Another complication is that (again for financial accounting reasons) if the government sells off the packages of student loans to private investors, as it has been doing, the transaction artificially flatters the national debt.
This arguably creates a temptation for ministers to sell the loans to the private sector for less than they are truly worth.
Such distortions, it is widely agreed, make the current accounting system unsatisfactory.
The government’s official spending watchdog, the Office for Budget Responsibility, says that the accounting treatment of student loans creates “fiscal illusions”.
So what has the ONS ruled today?
That the portion of new student loans that are expected to be written off when they are made by the government will be included in the annual borrowing figures.

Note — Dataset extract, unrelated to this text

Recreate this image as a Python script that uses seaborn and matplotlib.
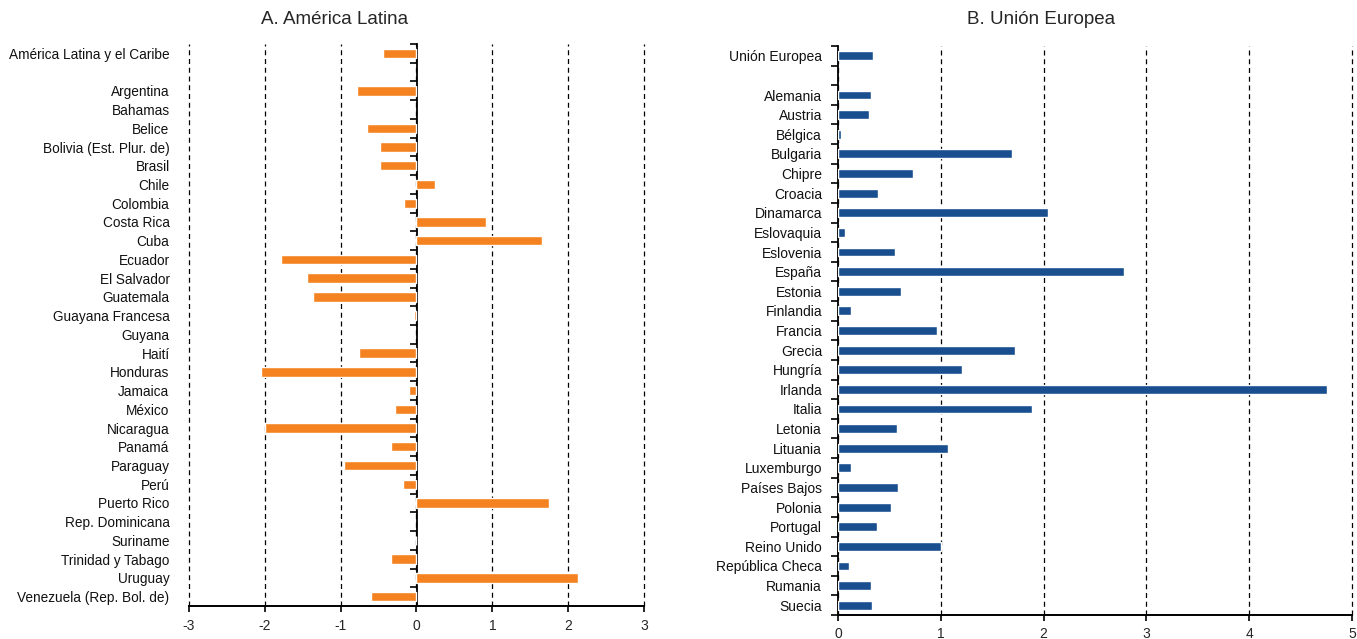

This is estimated to increase the annual deficit by around £12bn, of 0.6 per cent of GDP.
The official accounts are set to reflect this change from the Autumn of 2019.
The national debt will be unaffected.
What does it mean for students?
Nothing changes directly.
The size of their personal nominal debt remains the same.
And so do their repayment and write-off conditions.
However, some fear that the accounting change, by pushing up recorded government borrowing today, could influence ministers to reduce the amounts available in student loans, or prompt them to tighten up the repayment terms.
What does this mean for the Government’s finances?
The £12bn increase in the deficit is bad news for the Chancellor, Philip Hammond, because he has made a reduction in the deficit a central part of his fiscal mandate.
He has committed to cutting the deficit to below 2 per cent of GDP in 2020-21.
He is currently projected to achieve that with around £15bn to spare.
This accounting change threatens to wipe out almost all of that leeway.
This may put him under pressure to either miss his target or to raise taxes or cut spending (all politically difficult) if the economy stumbles and tax revenues undershoot expectations.